Thirty-two years ago, Michael Lo Presti, about to graduate from Broad Run High School, asked legendary Redskins safety Mark Murphy if he would deliver the commencement speech to his school. Murphy obliged and even invited Lo Presti to his home to see his Super Bowl ring and meet his family.
That’s why, on Friday at the National Conference Center in Leesburg, Va., it was so personally fulfilling for him to name the Washington Redskins Charitable Foundation as the first recipient of the Legacy Award, honoring a business that has gone above and beyond for Loudoun County Students.
Over the past year, WRCF has served 40 Loudoun County Public Schools, with 15 participating in the newly revamped Redskins Read Program and 11 participating in the Fuel Up to Play 60 program.
“This means so much to me and my team because we do live here, and we care about this community,” Rodgers said. “It’s incredible to be honored in this way for the work that we do as a team and to know that our players and our coaches also live here and that people feel like we’re giving back in a way that they value. It’s very special.”
In her speech, Rodgers invoked the original vision that Redskins owner Dan Snyder, and his wife, Tanya Snyder, had when they took over the team – namely the need for a Charitable Foundation for its value in so many communities throughout the DMV area.

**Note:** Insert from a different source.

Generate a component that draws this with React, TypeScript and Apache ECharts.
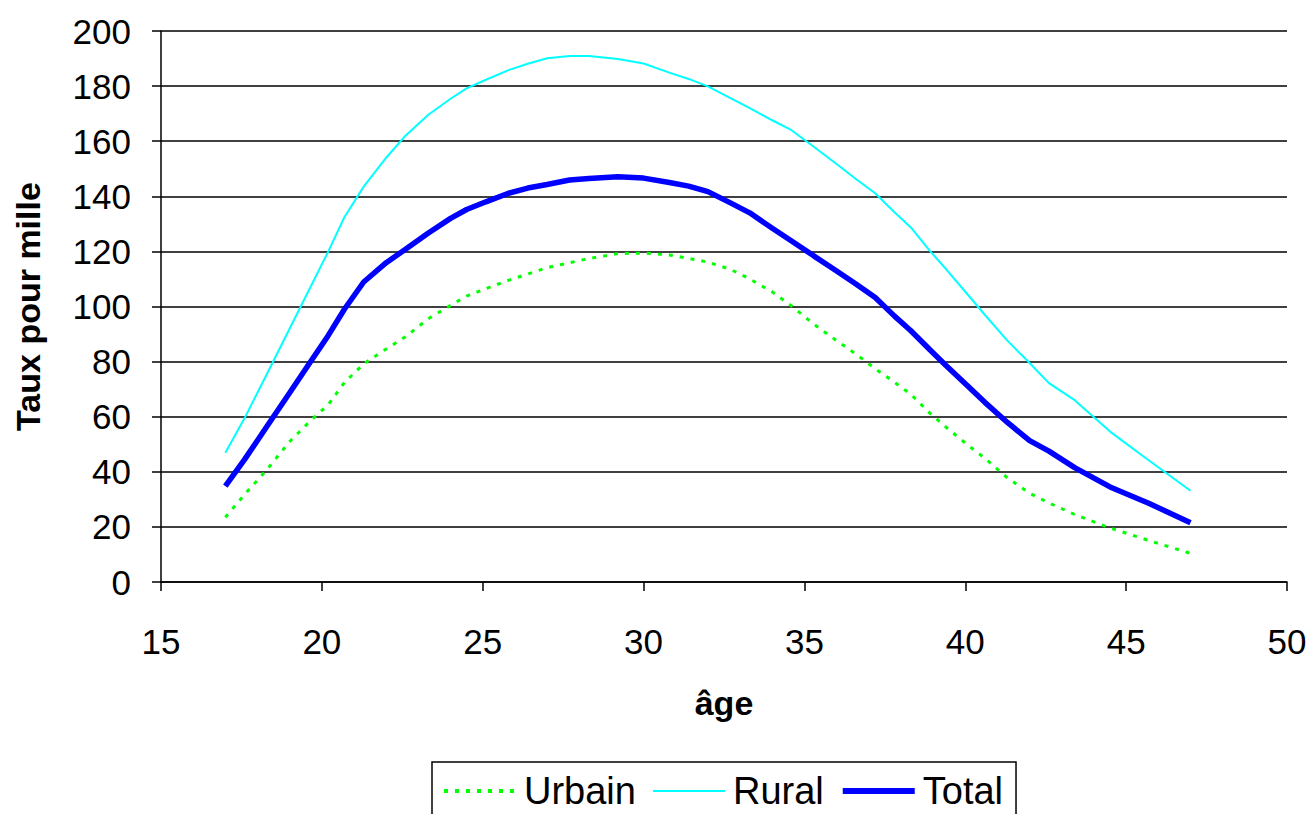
import React, { useEffect, useRef } from "react";
import * as echarts from "echarts";

const ages = [17.0, 17.6, 18.3, 19.0, 19.6, 20.2, 20.7, 21.3, 22.0, 22.6, 23.3, 24.0, 24.5, 25.1, 25.8, 26.4, 27.0, 27.7, 28.3, 29.2, 30.0, 30.8, 31.4, 32.0, 32.7, 33.3, 34.0, 34.6, 35.3, 36.0, 36.6, 37.2, 37.8, 38.3, 38.9, 39.4, 40.1, 40.6, 41.3, 42.0, 42.6, 43.4, 44.5, 45.7, 47.0];

const urbain = [23.5, 31.8, 40.9, 51.0, 58.0, 64.4, 72.4, 79.2, 84.6, 89.0, 95.5, 100.4, 103.8, 106.5, 109.5, 111.8, 114.1, 115.9, 117.4, 119.2, 119.4, 118.7, 117.5, 116.1, 113.5, 110.0, 105.3, 100.2, 93.5, 87.6, 82.7, 77.4, 72.5, 68.2, 61.3, 56.2, 49.5, 45.0, 37.9, 32.2, 28.7, 24.5, 19.6, 15.1, 10.4];

const rural = [46.9, 59.5, 75.7, 92.0, 106.0, 120.0, 132.4, 143.5, 154.0, 162.0, 169.5, 175.4, 179.2, 182.3, 185.8, 188.1, 190.1, 190.9, 190.9, 189.8, 188.2, 184.9, 182.6, 179.9, 175.6, 172.0, 167.6, 164.0, 157.9, 151.7, 146.3, 141.1, 134.2, 128.8, 120.2, 113.6, 104.0, 97.1, 87.7, 79.5, 72.2, 66.0, 54.6, 44.2, 33.1];

const total = [34.8, 44.5, 56.6, 68.7, 79.1, 89.5, 99.0, 108.9, 115.9, 120.8, 126.6, 132.0, 135.2, 138.0, 141.1, 143.0, 144.3, 145.9, 146.5, 147.1, 146.6, 145.0, 143.7, 141.7, 137.6, 134.0, 128.4, 123.8, 118.3, 112.9, 108.2, 103.3, 96.5, 91.3, 84.3, 78.6, 70.9, 65.3, 58.0, 51.3, 47.5, 41.5, 34.5, 28.6, 21.5];

const seriesNames = ["Urbain", "Rural", "Total"];
const xAxisName = "âge";
const yAxisName = "Taux pour mille";

const FONT = "'Liberation Sans', Arial, sans-serif";

const lineStyles = [
  { color: "#00ff00", width: 3, type: [4, 7] },
  { color: "#00ffff", width: 2, type: "solid" },
  { color: "#0000ff", width: 5.5, type: "solid" },
];

export default function App() {
  const ref = useRef<HTMLDivElement>(null);

  useEffect(() => {
    if (!ref.current) return;
    const chart = echarts.init(ref.current, undefined, { renderer: "svg" });
    const pairs = (vals: number[]) => ages.map((a, i) => [a, vals[i]]);
    const seriesData = [urbain, rural, total];
    chart.setOption({
      animation: false,
      backgroundColor: "#ffffff",
      textStyle: { fontFamily: FONT },
      grid: { left: 161, right: 27, top: 31, bottom: 232, containLabel: false },
      legend: {
        data: seriesNames.map((n, i) => ({
          name: n,
          itemStyle: { opacity: 0 },
          lineStyle: { ...lineStyles[i], width: i === 2 ? 6 : i === 0 ? 4 : 2 },
        })),
        left: 432,
        top: 762,
        orient: "horizontal",
        padding: [10, 13, 20, 10],
        itemGap: 16,
        itemWidth: 72,
        itemHeight: 14,
        borderColor: "#000",
        borderWidth: 1.5,
        itemStyle: { opacity: 0 },
        textStyle: { fontFamily: FONT, fontSize: 38, color: "#000", padding: [0, 0, 0, 3] },
      },
      xAxis: {
        type: "value",
        min: 15,
        max: 50,
        interval: 5,
        name: xAxisName,
        nameLocation: "middle",
        nameGap: 104,
        nameTextStyle: { fontFamily: FONT, fontSize: 34, fontWeight: "bold", color: "#000" },
        axisLine: { show: true, onZero: false, lineStyle: { color: "#000", width: 1.5 } },
        axisTick: { show: true, length: 9, lineStyle: { color: "#000", width: 1.5 } },
        axisLabel: { fontFamily: FONT, fontSize: 35, color: "#000", margin: 42 },
        splitLine: { show: false },
      },
      yAxis: {
        type: "value",
        min: 0,
        max: 200,
        interval: 20,
        name: yAxisName,
        nameLocation: "middle",
        nameGap: 116,
        nameTextStyle: { fontFamily: FONT, fontSize: 34, fontWeight: "bold", color: "#000" },
        axisLine: { show: true, lineStyle: { color: "#000", width: 1.5 } },
        axisTick: { show: true, length: 9, lineStyle: { color: "#000", width: 1.5 } },
        axisLabel: { fontFamily: FONT, fontSize: 35, color: "#000", margin: 30 },
        splitLine: { show: true, lineStyle: { color: "#000", width: 1.5 } },
      },
      series: seriesNames.map((n, i) => ({
        name: n,
        type: "line",
        data: pairs(seriesData[i]),
        showSymbol: false,
        symbol: "none",
        color: lineStyles[i].color,
        lineStyle: lineStyles[i],
      })),
    });
    return () => chart.dispose();
  }, []);

  return (
    <div
      ref={ref}
      style={{ position: "fixed", left: 0, top: 0, width: 1314, height: 814, background: "#fff" }}
    />
  );
}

“It’s not necessary because we really enjoy what we do,” Allen said of the receiving the award. “I’m very proud of all our players and coaches who get involved in these activities. It’s nice recognition, but we’re going to keep doing what we’ve been doing and we’re proud to do it.”
What has made this particular partnership with Loudoun County School System so rewarding recently has been the addition of a new turf football field at Park View High School, donated school supplies, the growth of the Redskins Read Playbook program and countless opportunities for personal interaction between the team’s players and students.
“I feel like we must be doing something right,” Rodgers said. “It makes us feel great to know that we’re on target because we do try to listen to Loudoun County Public Schools so that we can do things that are complementary to the programs that they’re doing.”
Exactly what a partnership is all about.